DEKRA setzt auf verantwortungsvollen Einsatz von KI
„DEKRA will deshalb dazu beitragen, dass solche Algorithmen sicher und verantwortungsvoll eingesetzt werden“, sagt Valero. „Mit unserem Know-how bringen wir hierfür gute Voraussetzungen mit.“ Der Bereich „AI & Advanced Analytics“ hat in den vergangenen Jahren seine Kompetenzen in Big Data, KI, Cyber Security und Algorithmen drastisch ausgebaut. „Derzeit laufen bei uns 13 KI-Projekte für das eigene Unternehmen und für Kunden, unsere aktuelle Roadmap sieht weitere 70 Projekte vor“, sagt Valero.
Ein Beispiel für ein bereits abgeschlossenes Projekt, bei dem dieselbe Technologie wie bei ChatGPT zum Einsatz kam, war die Analyse von Prüfberichten einer Chemiefabrik. Die KI analysierte dazu den Gesamtbestand der existierenden Berichte, um wichtige Fragen zu klären. Etwa: Wann war der Mensch die Ursache für einen Vorfall, wann die Technik?

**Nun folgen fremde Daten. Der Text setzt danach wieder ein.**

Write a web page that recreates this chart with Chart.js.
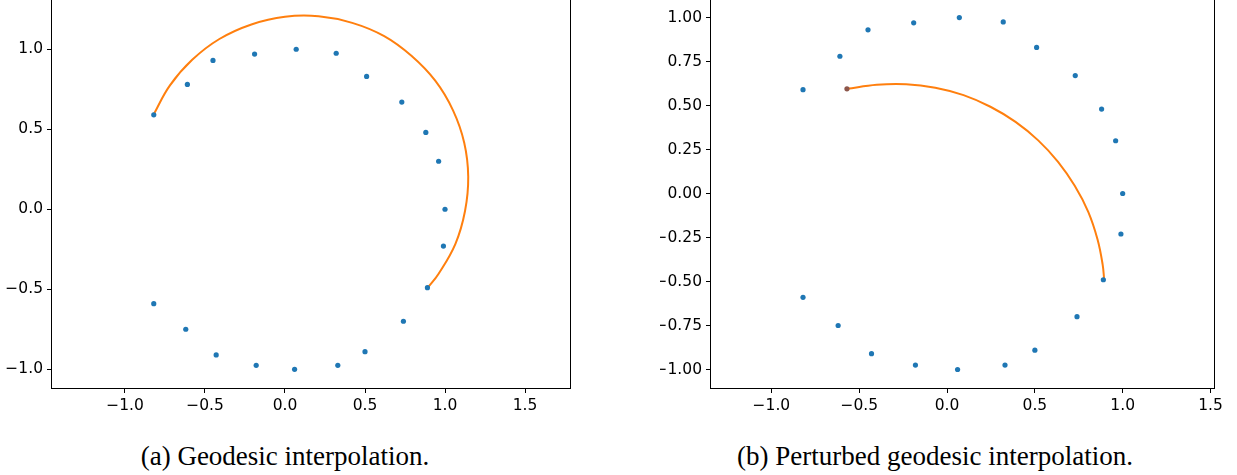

In einem weiteren Projekt ging es um die Anonymisierung von Videodaten, die von Überwachungskameras an öffentlichen Plätzen aufgenommen wurden. Der Algorithmus hatte zunächst die Aufgabe, sensible Daten in den Videobildern zu erkennen, etwa Autokennzeichen oder die Gesichter von Passanten. Im nächsten Schritt musste die KI diese kritischen Bereiche in jedem Einzelbild unkenntlich machen. Da die Autos und Menschen in Bewegung waren, musste der Algorithmus ihnen über die gesamte Videosequenz folgen können. Möglich war dies dank Methoden des maschinellen Lernens.

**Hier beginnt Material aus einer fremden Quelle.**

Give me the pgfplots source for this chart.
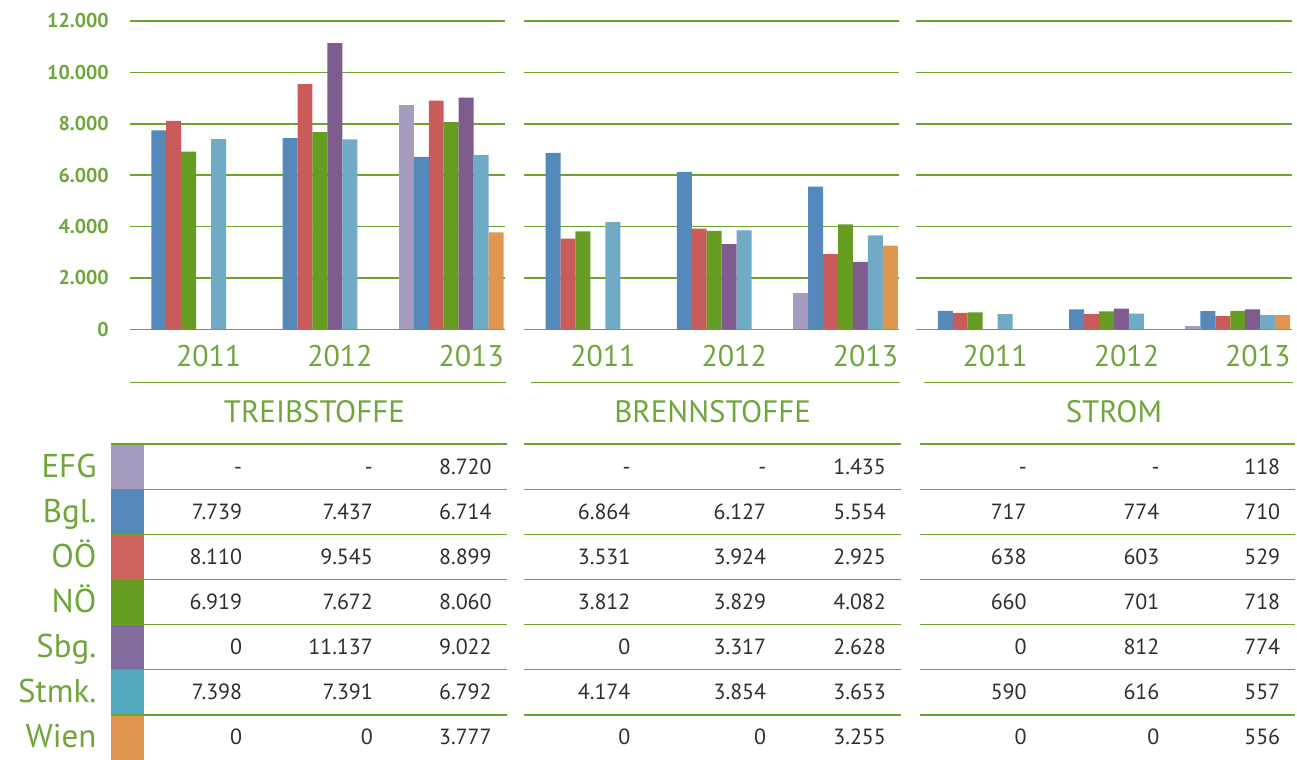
\documentclass[border=0pt]{standalone}
\usepackage{fontspec}
\setmainfont{PT Sans}
\usepackage{pgfplots}
\usepackage{pgfplotstable}
\pgfplotsset{compat=1.18}

% bar colours
\definecolor{cEFG}{HTML}{A69CC0}
\definecolor{cBgl}{HTML}{5588BB}
\definecolor{cOOE}{HTML}{C95C5A}
\definecolor{cNOE}{HTML}{669C22}
\definecolor{cSbg}{HTML}{7F5C8E}
\definecolor{cStmk}{HTML}{70AAC5}
\definecolor{cWien}{HTML}{E0964F}
% swatch colours in the table
\definecolor{sOOE}{HTML}{CD655E}
\definecolor{sSbg}{HTML}{826C9E}
\definecolor{sStmk}{HTML}{51A9BD}
\definecolor{txtgreen}{HTML}{6EA63A}
\definecolor{gridgreen}{HTML}{6BA42C}
\definecolor{basegreen}{HTML}{76944A}
\definecolor{numgray}{HTML}{2E2E2E}

% x: 0=2011, 1=2012, 2=2013; nan = no value ("-")
\pgfplotstableread{
x EFG Bgl OOE NOE Sbg Stmk Wien
0 nan 7739 8110 6919 0     7398 0
1 nan 7437 9545 7672 11137 7391 0
2 8720 6714 8899 8060 9022 6792 3777
}\treib
\pgfplotstableread{
x EFG Bgl OOE NOE Sbg Stmk Wien
0 nan 6864 3531 3812 0    4174 0
1 nan 6127 3924 3829 3317 3854 0
2 1435 5554 2925 4082 2628 3653 3255
}\brenn
\pgfplotstableread{
x EFG Bgl OOE NOE Sbg Stmk Wien
0 nan 717 638 660 0   590 0
1 nan 774 603 701 812 616 0
2 118 710 529 718 774 557 556
}\strom

\pgfplotsset{
  panel/.style={
    scale only axis, width=188pt, height=154.5pt,
    anchor=south west,
    xmin=-0.449, xmax=2.41, ymin=0, ymax=12000,
    ybar, bar width=0.114,
    axis line style={draw=none},
    major tick length=0pt,
    ytick={2000,4000,...,12000},
    ymajorgrids,
    major grid style={gridgreen, line width=0.75pt},
    extra y ticks={0},
    extra y tick style={grid style={basegreen, line width=1.2pt}},
    xtick={0,1,2}, xticklabels={2011,2012,2013},
    xticklabel style={anchor=center, font=\fontsize{15}{15}\selectfont,
      text=txtgreen, xshift=10pt, yshift=-13.5pt},
    yticklabel style={font=\bfseries\fontsize{10}{10}\selectfont,
      text=txtgreen, xshift=-7pt},
    scaled y ticks=false,
    /pgf/number format/1000 sep={.},
    /pgf/number format/assume math mode=true,
  },
  noyl/.style={yticklabels={}, extra y tick labels={}},
}

\newcommand\bars[1]{%
  \addplot[fill=cEFG,  draw=none, bar shift=-0.342] table[x=x,y=EFG]{#1};
  \addplot[fill=cBgl,  draw=none, bar shift=-0.228] table[x=x,y=Bgl]{#1};
  \addplot[fill=cOOE,  draw=none, bar shift=-0.114] table[x=x,y=OOE]{#1};
  \addplot[fill=cNOE,  draw=none, bar shift=0]      table[x=x,y=NOE]{#1};
  \addplot[fill=cSbg,  draw=none, bar shift=0.114]  table[x=x,y=Sbg]{#1};
  \addplot[fill=cStmk, draw=none, bar shift=0.228]  table[x=x,y=Stmk]{#1};
  \addplot[fill=cWien, draw=none, bar shift=0.342]  table[x=x,y=Wien]{#1};
}

\begin{document}
\begin{tikzpicture}
\begin{scope}[x=0.5pt,y=-0.5pt]
  \useasboundingbox (0,0) rectangle (1297,759);
\end{scope}

\begin{axis}[panel, at={(65pt,-165pt)}]
  \bars{\treib}
\end{axis}
\begin{axis}[panel, noyl, at={(262.5pt,-165pt)}]
  \bars{\brenn}
\end{axis}
\begin{axis}[panel, noyl, at={(459pt,-165pt)}]
  \bars{\strom}
\end{axis}

\begin{scope}[x=0.5pt,y=-0.5pt,
  num/.style={anchor=east, inner sep=0pt, text height=7.5pt, text depth=0pt,
    font=\fontsize{11}{11}\selectfont, text=numgray},
  lab/.style={inner sep=0pt, text height=10.5pt, text depth=0pt,
    font=\fontsize{15.5}{15.5}\selectfont, text=txtgreen}]
  % rules under the year labels
  \draw[gridgreen, line width=0.75pt] (130,383) -- (507,383);
  \draw[gridgreen, line width=0.75pt] (532,383) -- (902,383);
  \draw[gridgreen, line width=0.75pt] (926,383) -- (1295,383);
  % group titles
  \node[lab] at (315,413) {TREIBSTOFFE};
  \node[lab] at (714,413) {BRENNSTOFFE};
  \node[lab] at (1116,413) {STROM};
  % table rows
  \foreach \lab/\col/\a/\b/\c/\d/\e/\f/\g/\h/\i [count=\k from 0] in {
    EFG/cEFG/-/-/8.720/-/-/1.435/-/-/118,
    Bgl./cBgl/7.739/7.437/6.714/6.864/6.127/5.554/717/774/710,
    OÖ/sOOE/8.110/9.545/8.899/3.531/3.924/2.925/638/603/529,
    NÖ/cNOE/6.919/7.672/8.060/3.812/3.829/4.082/660/701/718,
    Sbg./sSbg/0/11.137/9.022/0/3.317/2.628/0/812/774,
    Stmk./sStmk/7.398/7.391/6.792/4.174/3.854/3.653/590/616/557,
    Wien/cWien/0/0/3.777/0/0/3.255/0/0/556}{
    \pgfmathsetmacro\ytop{445+45.2*\k}
    \pgfmathsetmacro\ybot{445+45.2*(\k+1)}
    \pgfmathsetmacro\yc{\ytop+22.6}
    \fill[\col] (111,\ytop) rectangle (144,\ybot);
    \node[lab, anchor=east, font=\fontsize{16.5}{16.5}\selectfont] at (97,\yc) {\lab};
    \node[num] at (243,\yc) {\a};
    \node[num] at (374,\yc) {\b};
    \node[num] at (493,\yc) {\c};
    \node[num] at (632,\yc) {\d};
    \node[num] at (768,\yc) {\e};
    \node[num] at (888,\yc) {\f};
    \node[num] at (1029,\yc) {\g};
    \node[num] at (1162,\yc) {\h};
    \node[num] at (1283,\yc) {\i};
  }
  \foreach \k in {0,...,6}{
    \pgfmathsetmacro\yl{445+45.2*\k}
    \draw[gridgreen, line width=0.75pt] (111,\yl) -- (508,\yl);
    \draw[gridgreen, line width=0.75pt] (525,\yl) -- (903,\yl);
    \draw[gridgreen, line width=0.75pt] (922,\yl) -- (1297,\yl);
  }
\end{scope}
\end{tikzpicture}
\end{document}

„Darüber hinaus wirken wir weltweit in Arbeitsgruppen mit, die Standards für den Test und die Zertifizierung von Algorithmen erarbeiten“, sagt DEKRA Experte Valero. „Immer mehr Länder arbeiten an einer umfassenden Regulierung, etwa die EU, die USA, Japan oder Großbritannien. Besonders die EU nimmt hier eine Vorreiterrolle ein.“ Dort wird der sogenannte AI Act derzeit zwischen Kommission, Parlament und Mitgliedsstaaten verhandelt. Mit seiner Verabschiedung ist frühestens Ende dieses Jahres zu rechnen. Daran schließt sich dann die Umsetzungsphase in nationales Recht an. Der existierende Entwurf sieht eine Einteilung der Algorithmen in verschiedene Risikokategorien vor. Damit einhergehen sollen abgestufte Transparenz-, Qualitäts- und Risikomanagementpflichten. Bei der praktischen Umsetzung in den Unternehmen wird die Prüf- und Sicherheits-Expertise von DEKRA gefragt sein.